Created attachment 4583 [details] Move lock files from /tmp to /var/run When X server terminates abnormally, it doesn't tidy up lock file and socket, which cause other problems when alternating Adminstrator and non-Adminstrator user runs. I guess this means we have other crash problems which aren't being reported. /tmp normally has restricted deletion (sticky) bit set, so only the user which created the file can delete it.
Created attachment 4584 [details] Patch for xtrans to not use sticky bit on /tmp/.X11-unix Doing this opens an enormous security hole. Need to think of a better way...
The first patch makes perfect sense, so I'll put that in the queue for 1.7.4. In the second patch, is the #define USE_OPENGL32 an artifact from something else? I don't see how that's related to lock files. I need to think more about the second and third patches. I'm particularly hesitant about the third, given the security implications.
Created attachment 4585 [details] Move lock files from /tmp to /var/run
(In reply to comment #12) > In the second patch, is the #define USE_OPENGL32 an artifact from something else? > I don't see how that's related to lock files. Oops. Yeah, that's a private build fix that slipped in by accident. Update patch attached. > I need to think more about the second and third patches. I'm particularly > hesitant about the third, given the security implications. Yes. The only alternative which immediately occured to me was to move the socket to a user-specific directory owned by the user, but then that would break every old application.
(In reply to comment #14) > > I need to think more about the second and third patches. I'm particularly > > hesitant about the third, given the security implications. > > Yes. The only alternative which immediately occured to me was to move the > socket to a user-specific directory owned by the user, but then that would break > every old application. Perhaps the alternative to the third patch is just to document that you need to use '-nolisten unix' if you need to switch between root and non-root users.
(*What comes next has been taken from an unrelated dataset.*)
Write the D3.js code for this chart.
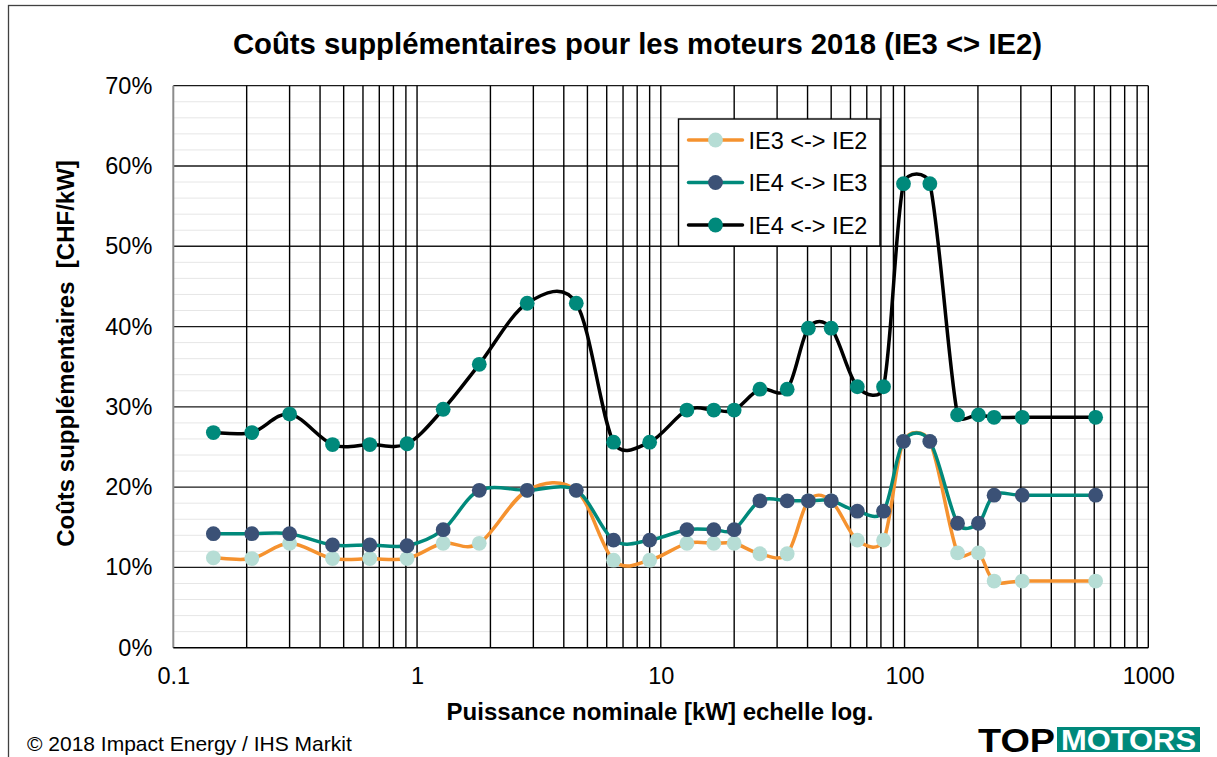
<!DOCTYPE html>
<html>
<head>
<meta charset="utf-8">
<script src="https://cdn.jsdelivr.net/npm/d3@7"></script>
<style>
  html, body { margin: 0; padding: 0; background: #fff; }
  svg { display: block; font-family: "Liberation Sans", Arial, sans-serif; }
</style>
</head>
<body>
<div id="chart"></div>
<script>
// DATA
const power = [0.146, 0.21, 0.3, 0.45, 0.64, 0.91, 1.28, 1.8, 2.83, 4.5, 6.4, 9.0, 12.8, 16.5, 20, 25.5, 33, 40.3, 50, 64, 82, 99, 127, 165, 201, 233, 304, 608];
const ie3ie2 = [11.2, 11.1, 13.0, 11.1, 11.1, 11.1, 13.0, 13.0, 19.6, 19.6, 10.9, 10.9, 13.0, 13.0, 13.0, 11.7, 11.7, 18.3, 18.3, 13.4, 13.4, 25.7, 25.7, 11.8, 11.8, 8.3, 8.3, 8.3];
const ie4ie3 = [14.2, 14.2, 14.2, 12.8, 12.8, 12.7, 14.7, 19.6, 19.6, 19.6, 13.4, 13.4, 14.7, 14.7, 14.7, 18.3, 18.3, 18.3, 18.3, 17.0, 17.0, 25.7, 25.7, 15.5, 15.5, 19.0, 19.0, 19.0];
const ie4ie2 = [26.8, 26.8, 29.1, 25.3, 25.3, 25.4, 29.7, 35.3, 42.9, 42.9, 25.6, 25.6, 29.6, 29.6, 29.6, 32.2, 32.2, 39.8, 39.8, 32.5, 32.5, 57.8, 57.8, 29.0, 29.0, 28.7, 28.7, 28.7];
const seriesNames = ["IE3 <-> IE2", "IE4 <-> IE3", "IE4 <-> IE2"];
const xTicks = [0.1, 1, 10, 100, 1000];
const yTicks = [0, 10, 20, 30, 40, 50, 60, 70];

const width = 1217, height = 757;
const plot = { left: 173.3, right: 1148.3, top: 85.7, bottom: 647.7 };

const series = [
  { name: seriesNames[0], values: ie3ie2, line: "#f5922f", marker: "#b6ddd5" },
  { name: seriesNames[1], values: ie4ie3, line: "#00897b", marker: "#3b5176" },
  { name: seriesNames[2], values: ie4ie2, line: "#000000", marker: "#00897b" },
];

// spreadsheet-like smoothed line: bezier with 1/6 tangents,
// limited to half the segment length
function smoothCurve(context) {
  let pts = [];
  const dist = (a, b) => Math.hypot(b[0] - a[0], b[1] - a[1]);
  return {
    areaStart() {},
    areaEnd() {},
    lineStart() { pts = []; },
    point(px, py) { pts.push([+px, +py]); },
    lineEnd() {
      const n = pts.length;
      if (!n) return;
      context.moveTo(pts[0][0], pts[0][1]);
      for (let i = 0; i < n - 1; i++) {
        const p0 = pts[Math.max(i - 1, 0)],
          p1 = pts[i],
          p2 = pts[i + 1],
          p3 = pts[Math.min(i + 2, n - 1)];
        const d12 = dist(p1, p2), d02 = dist(p0, p2), d13 = dist(p1, p3);
        let f1 = 1 / 6, f2 = 1 / 6;
        if (d02 / 6 >= d12 / 2) f1 = d02 ? d12 / d02 / 2 : 0;
        if (d13 / 6 >= d12 / 2) f2 = d13 ? d12 / d13 / 2 : 0;
        context.bezierCurveTo(
          p1[0] + (p2[0] - p0[0]) * f1, p1[1] + (p2[1] - p0[1]) * f1,
          p2[0] - (p3[0] - p1[0]) * f2, p2[1] - (p3[1] - p1[1]) * f2,
          p2[0], p2[1]
        );
      }
    },
  };
}

const svg = d3.select("#chart").append("svg")
  .attr("width", width)
  .attr("height", height);

svg.append("rect").attr("width", width).attr("height", height).attr("fill", "#fff");

// outer chart frame (runs past the right / bottom edge)
svg.append("rect")
  .attr("x", 8.5).attr("y", 5.5)
  .attr("width", 1220).attr("height", 780)
  .attr("fill", "none").attr("stroke", "#404040").attr("stroke-width", 1.3);

const x = d3.scaleLog().domain([0.1, 1000]).range([plot.left, plot.right]);
const y = d3.scaleLinear().domain([0, 70]).range([plot.bottom, plot.top]);

// GRID
const grid = svg.append("g").attr("class", "grid");

grid.selectAll(".minorY")
  .data(d3.range(0, 71, 2).filter((d) => d % 10 !== 0))
  .join("line")
  .attr("x1", plot.left).attr("x2", plot.right)
  .attr("y1", (d) => y(d)).attr("y2", (d) => y(d))
  .attr("stroke", "#e6e6e6").attr("stroke-width", 1);

grid.selectAll(".majorY")
  .data(yTicks.filter((d) => d > 0))
  .join("line")
  .attr("x1", plot.left).attr("x2", plot.right)
  .attr("y1", (d) => y(d)).attr("y2", (d) => y(d))
  .attr("stroke", "#1a1a1a").attr("stroke-width", 1.3);

grid.selectAll(".vert")
  .data(x.ticks().filter((d) => d > 0.1))
  .join("line")
  .attr("x1", (d) => x(d)).attr("x2", (d) => x(d))
  .attr("y1", plot.top).attr("y2", plot.bottom)
  .attr("stroke", "#000").attr("stroke-width", 1.4);

// axis lines
svg.append("line")
  .attr("x1", plot.left).attr("x2", plot.left)
  .attr("y1", plot.top).attr("y2", plot.bottom)
  .attr("stroke", "#8c8c8c").attr("stroke-width", 2);
svg.append("line")
  .attr("x1", plot.left).attr("x2", plot.right)
  .attr("y1", plot.bottom).attr("y2", plot.bottom)
  .attr("stroke", "#000").attr("stroke-width", 1.6);

// AXES
const xAxis = svg.append("g")
  .attr("transform", `translate(0,${plot.bottom})`)
  .call(d3.axisBottom(x).tickValues(xTicks).tickFormat(d3.format("~g")).tickSize(0).tickPadding(20));
const yAxis = svg.append("g")
  .attr("transform", `translate(${plot.left},0)`)
  .call(d3.axisLeft(y).tickValues(yTicks).tickFormat((d) => d + "%").tickSize(0).tickPadding(21));

[xAxis, yAxis].forEach((g) => {
  g.select(".domain").remove();
  g.attr("font-family", null).attr("font-size", 23.5);
  g.selectAll("text").attr("fill", "#000");
});

// SERIES
const line = d3.line()
  .x((d) => x(d[0]))
  .y((d) => y(d[1]))
  .curve(smoothCurve);

const seriesLayer = svg.append("g").attr("class", "series");
series.forEach((s) => {
  const pts = power.map((p, i) => [p, s.values[i]]);
  const g = seriesLayer.append("g");
  g.append("path")
    .attr("d", line(pts))
    .attr("fill", "none")
    .attr("stroke", s.line)
    .attr("stroke-width", 3.5)
    .attr("stroke-linejoin", "round");
  g.selectAll("circle")
    .data(pts)
    .join("circle")
    .attr("cx", (d) => x(d[0]))
    .attr("cy", (d) => y(d[1]))
    .attr("r", 7.4)
    .attr("fill", s.marker);
});

// LEGEND
const legend = svg.append("g").attr("transform", "translate(678.5,119)");
legend.append("rect")
  .attr("width", 201.5).attr("height", 127)
  .attr("fill", "#fff").attr("stroke", "#000").attr("stroke-width", 1.4);
const items = legend.selectAll(".item")
  .data(series)
  .join("g")
  .attr("transform", (d, i) => `translate(0,${21 + i * 42.5})`);
items.append("line")
  .attr("x1", 10).attr("x2", 64)
  .attr("stroke", (d) => d.line).attr("stroke-width", 3.5).attr("stroke-linecap", "round");
items.append("circle")
  .attr("cx", 37).attr("r", 7.4).attr("fill", (d) => d.marker);
items.append("text")
  .attr("x", 70).attr("y", 8.5)
  .attr("font-size", 23.5)
  .text((d) => d.name);

// TEXTS
svg.append("text")
  .attr("x", 637.5).attr("y", 53.5)
  .attr("text-anchor", "middle")
  .attr("font-size", 29.3).attr("font-weight", "bold")
  .text("Coûts supplémentaires pour les moteurs 2018 (IE3 <> IE2)");

svg.append("text")
  .attr("transform", "translate(74,353.5) rotate(-90)")
  .attr("text-anchor", "middle")
  .attr("font-size", 24).attr("font-weight", "bold")
  .style("white-space", "pre")
  .text("Coûts supplémentaires  [CHF/kW]");

svg.append("text")
  .attr("x", 660).attr("y", 720)
  .attr("text-anchor", "middle")
  .attr("font-size", 24).attr("font-weight", "bold")
  .text("Puissance nominale [kW] echelle log.");

svg.append("text")
  .attr("x", 27).attr("y", 751)
  .attr("font-size", 21)
  .text("© 2018 Impact Energy / IHS Markit");

// logo
const logo = svg.append("g");
logo.append("text")
  .attr("x", 978).attr("y", 751.5)
  .attr("font-size", 34).attr("font-weight", "bold")
  .attr("textLength", 77).attr("lengthAdjust", "spacingAndGlyphs")
  .text("TOP");
logo.append("rect")
  .attr("x", 1057).attr("y", 727)
  .attr("width", 143).attr("height", 25)
  .attr("fill", "#00897b");
logo.append("text")
  .attr("x", 1061).attr("y", 750)
  .attr("font-size", 29).attr("font-weight", "bold")
  .attr("fill", "#fff")
  .attr("textLength", 135).attr("lengthAdjust", "spacingAndGlyphs")
  .text("MOTORS");
</script>
</body>
</html>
What happens if one user has an XWin :0 *running*, then allows a "Switch User", upon which the second also tries to start XWin (again, :0 by default)? It seems that it still tries to delete the existing XWin.0.log *before* it fails with a dup error, but it shouldn't (and doesn't fully succeed) because the first user is still using it. So I think isn't quite so simple. It's clear that we're not properly dealing with multiuser setups OOTB. Thinking outside the box for a moment (forgive the pun), when no DISPLAY number is specified when launching, instead of that meaning :0, should that instead mean "find me the next available DISPLAY"?
(In reply to comment #16) > What happens if one user has an XWin :0 *running*, then allows a "Switch User", > upon which the second also tries to start XWin (again, :0 by default)? It seems > that it still tries to delete the existing XWin.0.log *before* it fails with a > dup error, but it shouldn't (and doesn't fully succeed) because the first user > is still using it. So I think isn't quite so simple. Hmmm.. maybe the point in time when we open the log file is wrong (as stuff is buffered until then). In any case, the other user could always just do a rm /var/log/Xwin.0.log. > It's clear that we're not properly dealing with multiuser setups OOTB. Thinking > outside the box for a moment (forgive the pun), when no DISPLAY number is > specified when launching, instead of that meaning :0, should that instead mean > "find me the next available DISPLAY"? There's a patch which adds the -displayfd option, which allocates a display number and writes it to the specified fd. But to be useful to us, xinit needs some code to read that display number and use it for the clients it creates. I thought it had been merged upstream, but now I look I don't see it there. http://cvs.fedoraproject.org/viewvc/devel/xorg-x11-server/xserver-1.6.0-displayfd.patch
with the fix for #11774, this should only be happening now: 1) if /tmp is on FAT 2) if the X server crashed leaving behind a stale lock file we can't remove. I have a patch to turn on -nolock automatically if /tmp is on FAT, which should address 1). 2) would be fixed by having the lock file have delete-on-close behaviour. I guess upstream doesn't have this simply because X usually runs as root.
(In reply to comment #15) > (In reply to comment #14) > Perhaps the alternative to the third patch is just to document that you need to > use '-nolisten unix' if you need to switch between root and non-root users. Ofc, this is in itself a possible security hole, since it allows someone else to start a server '-nolock -nolisten tcp', which would get connected intended for that server if the client was using DISPLAY of just :0.0 with no explicit protocol specified.
(In reply to comment #19) > Ofc, this is in itself a possible security hole, since it allows someone else to > start a server '-nolock -nolisten tcp', which would get connected intended for > that server if the client was using DISPLAY of just :0.0 with no explicit > protocol specified. Not AFAICS; if you use -nolisten unix, then you *must* use DISPLAY=127.0.0.1:0, just DISPLAY=:0 won't work.
http://cygwin.com/ml/cygwin-xfree/2010-08/msg00090.html Another multiuser problem: if /var/log/ has 1777 permissions (which is what setup seems to set), a non-Admin user can't delete the previous logfile.
(In reply to comment #18) > with the fix for #11774, this should only be happening now: > > 1) if /tmp is on FAT > 2) if the X server crashed leaving behind a stale lock file we can't remove. A long-standing problem with XWin not exiting cleanly on WM_ENDSESSION causing it to leave a stale lock file behind was fixed in 1.10.1-1 > I have a patch to turn on -nolock automatically if /tmp is on FAT, which should > address 1). This patch was added in 1.10.2-1 So, the only situations were we might have this problem now is when XWin run by another user crashed, leaving a stale lock file we are prevented from removing by permissions. The real fix for that is to arrange for the lock file to be deleted-on-close, or change to use some locking resource which is released on process exit (e.g. posix named semaphores). There's also probably more we can do to make multiple X servers on TS work OOTB, or at least better document the needed configuration, but that should be a separate defect.